Султан тяжело вздохнул.
— И будут ли когда-нибудь люди жить так… или они совсем не могут, — громко заговорил Соловейчик, грустно пожимая плечами.
И ему представилось во мраке бесконечное, как вечность, море людей, выходящих из тьмы и уходящих во тьму. Ряд веков без начала и конца, и цепь страданий без просвета, без смысла и окончания. Там, вверху, где Бог, там вечное молчание.
Султан забренчал пустым ведерком, перекинул его и со слабым звоном цепи замахал хвостом.
— А, съел?.. Ну…
Соловейчик погладил жесткую клочковатую спину Султана, на минуту почувствовал под рукой живое, ласково изгибающееся тело и пошел к дому.
Где-то позади Султан гремел цепью; на дворе было как будто светлее, но оттого только еще чернее и страшнее казалось огромное черное здание мельницы, с ее вытянувшейся к небу трубой и узкими, похожими на гробы, амбарами. Длинная полоса света тянулась из окна через палисадник, и в ней виднелись неподвижные таинственные головки прекрасных и слабых цветов, пугливо замерших под буйным черным небом, зловеще развертывающих свои нескончаемые темные знамена.

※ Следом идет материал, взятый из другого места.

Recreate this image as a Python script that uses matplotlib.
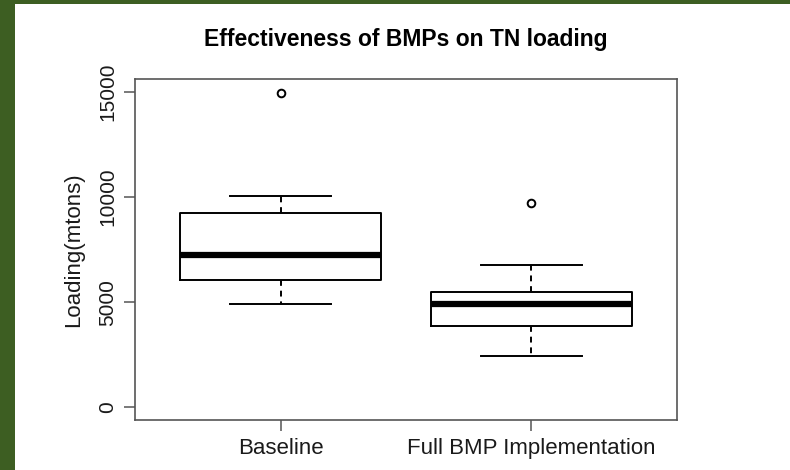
import matplotlib
matplotlib.use("Agg")
import matplotlib.pyplot as plt
from matplotlib.patches import Rectangle

# ---- data ----
categories = ["Baseline", "Full BMP Implementation"]
q1 = [6030, 3850]
median = [7240, 4890]
q3 = [9220, 5480]
whisker_low = [4890, 2420]
whisker_high = [10050, 6770]
outliers = [[14950], [9720]]
y_ticks = [0, 5000, 10000, 15000]

plt.rcParams['font.family'] = ['Liberation Sans', 'DejaVu Sans']

fig = plt.figure(figsize=(7.9, 4.7), dpi=100)
fig.patch.set_facecolor('#3d5e22')
bg = Rectangle((15/790, 0), 1 - 15/790, (470-4)/470,
               transform=fig.transFigure, facecolor='white',
               edgecolor='none', zorder=-10)
fig.patches.append(bg)

ax = fig.add_axes([135/790, 50/470, (677-135)/790, (420-79)/470])
ax.set_zorder(5)
ax.set_facecolor('white')

stats = []
for i, c in enumerate(categories):
    stats.append(dict(label=c, q1=q1[i], med=median[i], q3=q3[i],
                      whislo=whisker_low[i], whishi=whisker_high[i],
                      fliers=outliers[i]))

ax.bxp(stats, positions=[1, 2], widths=0.8, patch_artist=False,
       boxprops=dict(color='black', linewidth=1.4),
       medianprops=dict(color='black', linewidth=4.5, solid_capstyle='butt'),
       whiskerprops=dict(color='black', linewidth=1.4, linestyle=(0, (3, 2.5))),
       capprops=dict(color='black', linewidth=1.4),
       capwidths=0.4,
       flierprops=dict(marker='o', markersize=5.5, markerfacecolor='none',
                       markeredgecolor='black', markeredgewidth=1.4))

ax.set_xlim(0.42, 2.58)
ax.set_ylim(-600, 15600)
ax.set_yticks(y_ticks)
ax.set_yticklabels([str(v) for v in y_ticks], rotation=90, va='center')
ax.set_xticks([1, 2])
ax.set_xticklabels(categories)

for s in ax.spines.values():
    s.set_color('#555555')
    s.set_linewidth(1.2)

ax.tick_params(axis='both', colors='#555555', length=8, width=1.1,
               labelcolor='#1a1a1a')
ax.tick_params(axis='y', pad=5, labelsize=15)
ax.tick_params(axis='x', pad=5, labelsize=16)

ax.set_ylabel("Loading(mtons)", fontsize=16, color='#1a1a1a', labelpad=10)
ax.set_title("Effectiveness of BMPs on TN loading", fontsize=16.5,
             fontweight='bold', color='black', pad=24)

fig.savefig("out.png", dpi=100, facecolor=fig.get_facecolor())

Пронзенный тоскою, страхом, одиночеством и чувством невознаградимой потери, Соловейчик пришел в комнату, сел у стола и стал плакать.
XXVII
Распущенное человеческое тело, как острие обнаженного нерва, до боли обточенное почти насильственными наслаждениями, мучительно отзывалось на самое слово «женщина». Неизменно голая, неизменно возможная, она стояла перед Волошиным во все мгновения его жизни, и каждое женское платье, обтянутое на гибком, кругло полном теле самки, возбуждало его до болезненной дрожи в коленях.
Когда он ехал из Петербурга, где оставил множество роскошных и холеных женщин, еженощно мучивших его тело исступленными нагими ласками, и впереди вставало перед ним сложное и большое дело, от которого зависела жизнь множества людей, работавших на него, Волошину прежде всего и ярче всего была откровенная мечта о молоденьких, свежих самочках провинциальной глуши. Они рисовались ему робкими, пугливыми, крепкими, как лесные грибки, и еще издали он слышал их раздражающий запах молодости и чистоты.
И, несмотря на то что общество Зарудина казалось ему шокирующим, Волошин, как только освободился от голодных, грязных и тайно гневных людей, сейчас же освежил духами и белоснежной чистотой светлого костюма свое худосочное дряблое тело, взял извозчика и, содрогаясь от нетерпения, поехал к Зарудину.
Офицер сидел перед окном в сад, пил холодный чай и старался с наслаждением дышать мягкой вечерней прохладой, наплывающей из темного сада.
— Славный вечерок! — повторял он машинально, но мысль была далеко, и ему было неловко, страшно и стыдно.
Он боялся Лиды. Со дня их объяснения он ее не видал, и теперь она рисовалась совсем не такою, какою отдавалась ему.